Prosciutto-Stuffed Chicken with Rice and Green Beans
For the chicken: Rinse the chicken breasts, pat dry, and slice horizontally to butterfly. If necessary, flatten slightly.
For the rice: Peel garlic and thinly slice garlic. Heat 1 tablespoon of the oil in a skillet. Add the garlic and cook until golden brown. Add the rice, chese and basil, and season with salt and pepper to taste. Cook until warmed through.
For the chicken: Fill the chicken with the prosciutto. Roll the chicken around the prosciutto and fasten with kitchen twine. Season with salt and pepper to taste. Heat the remaining oil in a skillet. Add the chicken and sear until golden on all sides. Place in a baking dish and cook in a 140°C (approximately 285°F) oven, about 20 minutes. Alternatively, braise the chicken with liquid if desired.

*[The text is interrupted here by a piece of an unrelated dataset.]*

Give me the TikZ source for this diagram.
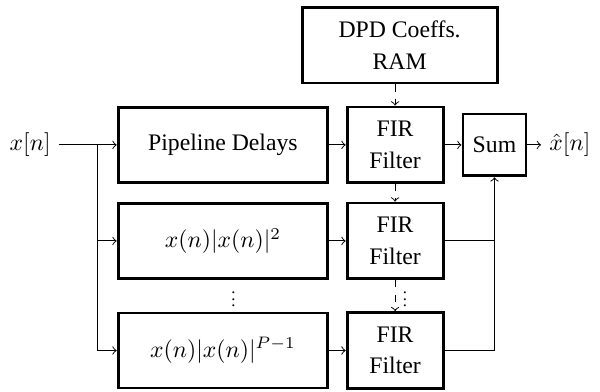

For the green beans: Rinse and trim the beans. Cook in a pot of boiling salted water until al dente, about 3-4 minutes. Drain and rinse with cold water to cool. Heat the butter in a skillet. Add the drained beans and savory, and cook until warmed through. Season with salt to taste.
For serving: Remove the kitchen twine from the chicken and cut into slices. Divide the slices, rice and beans between plates.